PROBLEM DETAILS ▸
Drop every picture. Then return, exactly, the lines from the beginning of the listing below through the one containing "PG_FALL = [0.9120, 0.9083, 0.9074, 0.9101, 0.9090]".
**********
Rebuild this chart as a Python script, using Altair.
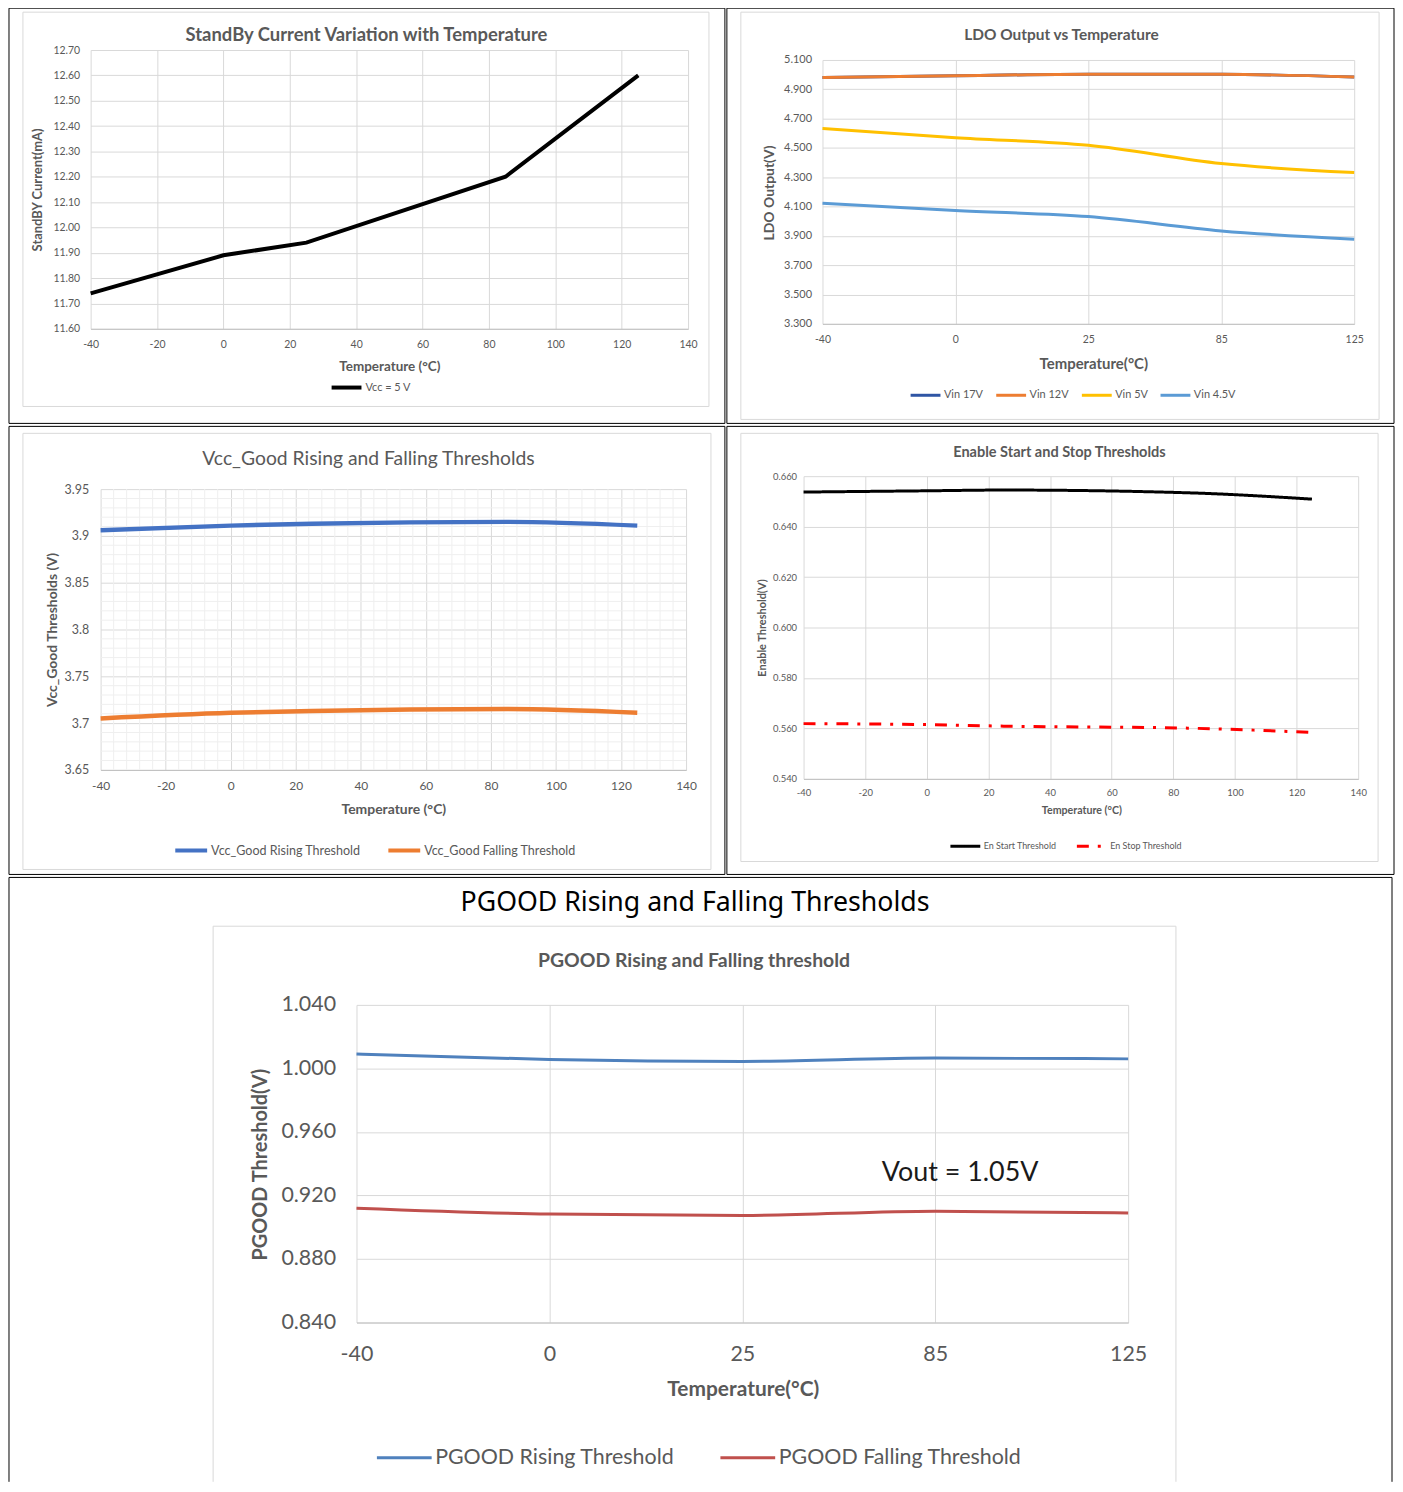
import altair as alt
import pandas as pd

# ---------------- data ----------------
TEMPS = [-40, 0, 25, 85, 125]
TEMP_CATS = ["-40", "0", "25", "85", "125"]

STANDBY_SERIES = ["Vcc = 5 V"]
STANDBY_MA = [11.74, 11.89, 11.94, 12.20, 12.60]

LDO_SERIES = ["Vin 17V", "Vin 12V", "Vin 5V", "Vin 4.5V"]
LDO_VIN17 = [4.981, 4.993, 5.002, 5.002, 4.984]
LDO_VIN12 = [4.981, 4.993, 5.002, 5.002, 4.984]
LDO_VIN5 = [4.632, 4.570, 4.518, 4.393, 4.332]
LDO_VIN45 = [4.123, 4.073, 4.032, 3.934, 3.877]

VCCG_SERIES = ["Vcc_Good Rising Threshold", "Vcc_Good Falling Threshold"]
VCCG_RISE = [3.906, 3.911, 3.913, 3.915, 3.911]
VCCG_FALL = [3.705, 3.711, 3.713, 3.715, 3.711]

EN_SERIES = ["En Start Threshold", "En Stop Threshold"]
EN_START = [0.6537, 0.6542, 0.6545, 0.6534, 0.6509]
EN_STOP = [0.5619, 0.5615, 0.5609, 0.5601, 0.5584]

PG_SERIES = ["PGOOD Rising Threshold", "PGOOD Falling Threshold"]
PG_RISE = [1.0090, 1.0056, 1.0044, 1.0065, 1.0060]
PG_FALL = [0.9120, 0.9083, 0.9074, 0.9101, 0.9090]

# tick values
X_TICKS_20 = [-40, -20, 0, 20, 40, 60, 80, 100, 120, 140]
P1_YTICKS = [11.6, 11.7, 11.8, 11.9, 12.0, 12.1, 12.2, 12.3, 12.4, 12.5, 12.6, 12.7]
P2_YTICKS = [3.3, 3.5, 3.7, 3.9, 4.1, 4.3, 4.5, 4.7, 4.9, 5.1]
P3_YTICKS = [3.65, 3.7, 3.75, 3.8, 3.85, 3.9, 3.95]
P3_XMINOR = [t for t in range(-40, 141, 4) if t % 20 != 0]
P3_YMINOR = [round(3.65 + 0.01 * i, 2) for i in range(31) if i % 5 != 0]
P4_YTICKS = [0.54, 0.56, 0.58, 0.60, 0.62, 0.64, 0.66]
P5_YTICKS = [0.84, 0.88, 0.92, 0.96, 1.00, 1.04]

# ---------------- style helpers ----------------
FONT = "Lato"
GRAY = "#595959"
GRID = "#D9D9D9"
ONE = pd.DataFrame({"k": [0]})


def long_df(names, series, xs, field):
    rows = []
    for name, vals in zip(names, series):
        for t, v in zip(xs, vals):
            rows.append({"T": t, "V": v, field: name})
    return pd.DataFrame(rows)


def rect(x0, x1, y0, y1, color):
    return alt.Chart(ONE).mark_rect(
        fill="white", fillOpacity=0, stroke=color, strokeWidth=1
    ).encode(x=alt.value(x0), x2=alt.value(x1), y=alt.value(y0), y2=alt.value(y1))


def vline(x, y0, y1, color):
    return alt.Chart(ONE).mark_rule(color=color, strokeWidth=1).encode(
        x=alt.value(x), y=alt.value(y0), y2=alt.value(y1))


def hline(x0, x1, y, color):
    return alt.Chart(ONE).mark_rule(color=color, strokeWidth=1).encode(
        x=alt.value(x0), x2=alt.value(x1), y=alt.value(y))


def label(text, x, y, size, weight="normal", color=GRAY, font=FONT):
    return alt.Chart(ONE).mark_text(
        text=text, font=font, fontSize=size, fontWeight=weight, color=color,
        align="center", baseline="middle"
    ).encode(x=alt.value(x), y=alt.value(y))


def x_axis(title, size, pad, tsize, tx, ty, values=None):
    kw = dict(
        title=title, grid=True, gridColor=GRID, gridWidth=1, domain=True,
        domainColor="#BFBFBF", ticks=False, tickSize=0, labelFont=FONT,
        labelFontSize=size, labelColor=GRAY, labelPadding=pad, labelFlush=False,
        labelOverlap=False, labelAngle=0, titleFont=FONT, titleFontSize=tsize,
        titleFontWeight="bold", titleColor=GRAY, titleX=tx, titleY=ty,
        titleAlign="center", titleBaseline="middle",
    )
    if values is not None:
        kw["values"] = values
        kw["labelExpr"] = "'' + datum.value"
    return alt.Axis(**kw)


def y_axis(title, values, fmt, size, pad, tsize, tx, ty):
    return alt.Axis(
        title=title, values=values, format=fmt, grid=True, gridColor=GRID,
        gridWidth=1, domain=False, ticks=False, tickSize=0, labelFont=FONT,
        labelFontSize=size, labelColor=GRAY, labelPadding=pad, labelFlush=False,
        labelOverlap=False, titleFont=FONT, titleFontSize=tsize,
        titleFontWeight="bold", titleColor=GRAY, titleAngle=270, titleX=tx,
        titleY=ty, titleAlign="center", titleBaseline="middle",
    )


def legend(x, y_center, size, sym_len, sym_w, gap, cols):
    # legend entries are as tall as the symbol's square box
    return alt.Legend(
        orient="none", legendX=x, legendY=y_center - sym_len / 2,
        direction="horizontal", columns=cols, title=None, symbolType="stroke",
        symbolSize=sym_len ** 2, symbolStrokeWidth=sym_w, labelFont=FONT,
        labelFontSize=size, labelColor=GRAY, labelOffset=2, columnPadding=gap,
        labelLimit=400,
    )


# ---------------- panel 1 ----------------
p1_df = long_df(STANDBY_SERIES, [STANDBY_MA], TEMPS, "S1")
p1_x = alt.X("T:Q", scale=alt.Scale(domain=[-40, 140], nice=False, zero=False),
             axis=x_axis("Temperature (°C)", 10.5, 11, 13.5, 300, 38, X_TICKS_20))
p1_y = alt.Y("V:Q", scale=alt.Scale(domain=[11.6, 12.7], nice=False, zero=False),
             axis=y_axis("StandBY Current(mA)", P1_YTICKS, ".2f", 10.5, 11, 13, -53, 140))
p1_line = alt.Chart(p1_df).mark_line(strokeWidth=4).encode(
    x=p1_x, y=p1_y,
    color=alt.Color("S1:N", scale=alt.Scale(domain=STANDBY_SERIES, range=["#000000"]),
                    legend=legend(240, 337, 11, 30, 4, 10, 1)),
)
p1 = alt.layer(
    rect(-82, 637, -42, 375, "#000000"),
    rect(-68, 621, -38, 358, GRID),
    label("StandBy Current Variation with Temperature", 277, -15, 18.5, "bold"),
    p1_line,
).properties(width=600, height=280)

# ---------------- panel 2 ----------------
p2_x = alt.X("T:O", sort=TEMP_CATS,
             scale=alt.Scale(type="point", padding=0, domain=TEMP_CATS),
             axis=x_axis("Temperature(°C)", 10.5, 11, 15, 272, 40))
p2_y = alt.Y("V:Q", scale=alt.Scale(domain=[3.3, 5.1], nice=False, zero=False),
             axis=y_axis("LDO Output(V)", P2_YTICKS, ".3f", 11, 11, 14, -53, 133))
p2_color = alt.Color("S2:N", scale=alt.Scale(
    domain=LDO_SERIES, range=["#2F55A4", "#ED7D31", "#FFC000", "#5B9BD5"]),
    legend=legend(87, 335, 11, 30, 3, 6, 4))
p2_low = alt.Chart(long_df(LDO_SERIES[:1], [LDO_VIN17], TEMP_CATS, "S2")).mark_line(
    strokeWidth=3, interpolate="monotone").encode(x=p2_x, y=p2_y, color=p2_color)
p2_high = alt.Chart(long_df(LDO_SERIES[1:], [LDO_VIN12, LDO_VIN5, LDO_VIN45], TEMP_CATS, "S2")).mark_line(
    strokeWidth=3, interpolate="monotone").encode(x=p2_x, y=p2_y, color=p2_color)
p2 = alt.layer(
    rect(-96, 574, -52, 365, "#000000"),
    rect(-82, 559, -48, 361, GRID),
    label("LDO Output vs Temperature", 240, -25, 15.5, "bold"),
    p2_low, p2_high,
).properties(width=534, height=265)

# ---------------- panel 3 ----------------
p3_xscale = alt.Scale(domain=[-40, 140], nice=False, zero=False)
p3_yscale = alt.Scale(domain=[3.65, 3.95], nice=False, zero=False)
p3_xaxis = x_axis("Temperature (°C)", 12, 11, 14, 294, 40, X_TICKS_20)
p3_yaxis = y_axis("Vcc_Good Thresholds (V)", P3_YTICKS, ".3~g", 12.5, 12, 14, -48, 141)
p3_minor_x = alt.Chart(pd.DataFrame({"T": P3_XMINOR})).mark_rule(
    color="#EFEFEF", strokeWidth=1).encode(
    x=alt.X("T:Q", scale=p3_xscale, axis=p3_xaxis))
p3_minor_y = alt.Chart(pd.DataFrame({"V": P3_YMINOR})).mark_rule(
    color="#EFEFEF", strokeWidth=1).encode(
    y=alt.Y("V:Q", scale=p3_yscale, axis=p3_yaxis))
p3_line = alt.Chart(long_df(VCCG_SERIES, [VCCG_RISE, VCCG_FALL], TEMPS, "S3")).mark_line(
    strokeWidth=4.5, interpolate="monotone").encode(
    x=alt.X("T:Q", scale=p3_xscale, axis=p3_xaxis),
    y=alt.Y("V:Q", scale=p3_yscale, axis=p3_yaxis),
    color=alt.Color("S3:N", scale=alt.Scale(domain=VCCG_SERIES, range=["#4472C4", "#ED7D31"]),
                    legend=legend(73, 361, 12.6, 32, 4, 19, 2)),
)
p3 = alt.layer(
    rect(-92, 627, -63, 387, "#000000"),
    rect(-78, 613, -56, 382, GRID),
    label("Vcc_Good Rising and Falling Thresholds", 269, -30, 19.4),
    p3_minor_x, p3_minor_y, p3_line,
).properties(width=588, height=282)

# ---------------- panel 4 ----------------
p4_leg = legend(146, 370, 9, 30, 3, 14, 2)
p4_line = alt.Chart(long_df(EN_SERIES, [EN_START, EN_STOP], TEMPS, "S4")).mark_line(
    strokeWidth=3, interpolate="monotone").encode(
    x=alt.X("T:Q", scale=alt.Scale(domain=[-40, 140], nice=False, zero=False),
            axis=x_axis("Temperature (°C)", 9.5, 9, 10.7, 279, 32, X_TICKS_20)),
    y=alt.Y("V:Q", scale=alt.Scale(domain=[0.54, 0.66], nice=False, zero=False),
            axis=y_axis("Enable Threshold(V)", P4_YTICKS, ".3f", 9.5, 7, 11, -41, 152)),
    color=alt.Color("S4:N", scale=alt.Scale(domain=EN_SERIES, range=["#000000", "#FF0000"]),
                    legend=p4_leg),
    strokeDash=alt.StrokeDash("S4:N", scale=alt.Scale(domain=EN_SERIES, range=[[1, 0], [12, 9, 3, 9]]),
                              legend=p4_leg),
)
p4 = alt.layer(
    rect(-77, 593, -50, 400, "#000000"),
    rect(-63, 577, -43, 387, GRID),
    label("Enable Start and Stop Thresholds", 257, -23, 14.6, "bold"),
    p4_line,
).properties(width=557, height=304)

# ---------------- panel 5 ----------------
p5_x = alt.X("T:O", sort=TEMP_CATS,
             scale=alt.Scale(type="point", padding=0, domain=TEMP_CATS),
             axis=x_axis("Temperature(°C)", 21.5, 21, 21, 388, 67))
p5_y = alt.Y("V:Q", scale=alt.Scale(domain=[0.84, 1.04], nice=False, zero=False),
             axis=y_axis("PGOOD Threshold(V)", P5_YTICKS, ".3f", 21.5, 21, 20, -96, 160))
p5_line = alt.Chart(long_df(PG_SERIES, [PG_RISE, PG_FALL], TEMP_CATS, "S5")).mark_line(
    strokeWidth=3, interpolate="monotone").encode(
    x=p5_x, y=p5_y,
    color=alt.Color("S5:N", scale=alt.Scale(domain=PG_SERIES, range=["#4F81BD", "#C0504D"]),
                    legend=legend(19, 453, 21.5, 55, 3, 39, 2)),
)
p5_note = alt.Chart(pd.DataFrame({"T": ["85"], "V": [0.934], "txt": ["Vout = 1.05V"]})).mark_text(
    font=FONT, fontSize=27, color="#1A1A1A", align="center", baseline="middle", dx=25
).encode(x=p5_x, y=p5_y, text="txt:N")
P5_BOTTOM = 479
p5 = alt.layer(
    hline(-349, 1040, -128, "#000000"),
    vline(-349, -128, P5_BOTTOM, "#000000"),
    vline(1040, -128, P5_BOTTOM, "#000000"),
    hline(-144, 823, -79, GRID),
    vline(-144, -79, P5_BOTTOM, GRID),
    vline(823, -79, P5_BOTTOM, GRID),
    label("PGOOD Rising and Falling Thresholds", 340, -102, 26.8, color="#000000", font="Noto Sans"),
    label("PGOOD Rising and Falling threshold", 339, -44, 19.5, "bold"),
    p5_line, p5_note,
).properties(width=775, height=319)


# ---------------- layout ----------------
def spacer():
    return alt.Chart(ONE).mark_rect(opacity=0).encode(
        x=alt.value(0), x2=alt.value(0), y=alt.value(0), y2=alt.value(0)
    ).properties(width=1, height=1)


def concat(items, cols):
    return alt.ConcatChart(
        concat=items, columns=cols, align="none", spacing=0, bounds="full"
    ).resolve_scale(color="independent", strokeDash="independent")


def wrap(p):
    # spacer on top so the panel's top edge sits at the wrapper's origin
    return concat([spacer(), p], 1)


def row(*panels):
    # spacer on the left so the row's left edge sits at the row's origin
    return concat([spacer()] + [wrap(p) for p in panels], len(panels) + 1)


chart = alt.ConcatChart(
    concat=[row(p1, p2), row(p3, p4), row(p5)], columns=1, align="none",
    spacing=0, bounds="full", background="white",
    padding={"top": -5, "left": -1, "right": 0, "bottom": 0},
).resolve_scale(color="independent", strokeDash="independent").configure_view(strokeWidth=0)

chart.save("out.html", embed_options={"renderer": "svg", "actions": False})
**********
EXERCISE RESPONSE ▸
Rebuild this chart as a Python script, using Altair.
import altair as alt
import pandas as pd

# ---------------- data ----------------
TEMPS = [-40, 0, 25, 85, 125]
TEMP_CATS = ["-40", "0", "25", "85", "125"]

STANDBY_SERIES = ["Vcc = 5 V"]
STANDBY_MA = [11.74, 11.89, 11.94, 12.20, 12.60]

LDO_SERIES = ["Vin 17V", "Vin 12V", "Vin 5V", "Vin 4.5V"]
LDO_VIN17 = [4.981, 4.993, 5.002, 5.002, 4.984]
LDO_VIN12 = [4.981, 4.993, 5.002, 5.002, 4.984]
LDO_VIN5 = [4.632, 4.570, 4.518, 4.393, 4.332]
LDO_VIN45 = [4.123, 4.073, 4.032, 3.934, 3.877]

VCCG_SERIES = ["Vcc_Good Rising Threshold", "Vcc_Good Falling Threshold"]
VCCG_RISE = [3.906, 3.911, 3.913, 3.915, 3.911]
VCCG_FALL = [3.705, 3.711, 3.713, 3.715, 3.711]

EN_SERIES = ["En Start Threshold", "En Stop Threshold"]
EN_START = [0.6537, 0.6542, 0.6545, 0.6534, 0.6509]
EN_STOP = [0.5619, 0.5615, 0.5609, 0.5601, 0.5584]

PG_SERIES = ["PGOOD Rising Threshold", "PGOOD Falling Threshold"]
PG_RISE = [1.0090, 1.0056, 1.0044, 1.0065, 1.0060]
PG_FALL = [0.9120, 0.9083, 0.9074, 0.9101, 0.9090]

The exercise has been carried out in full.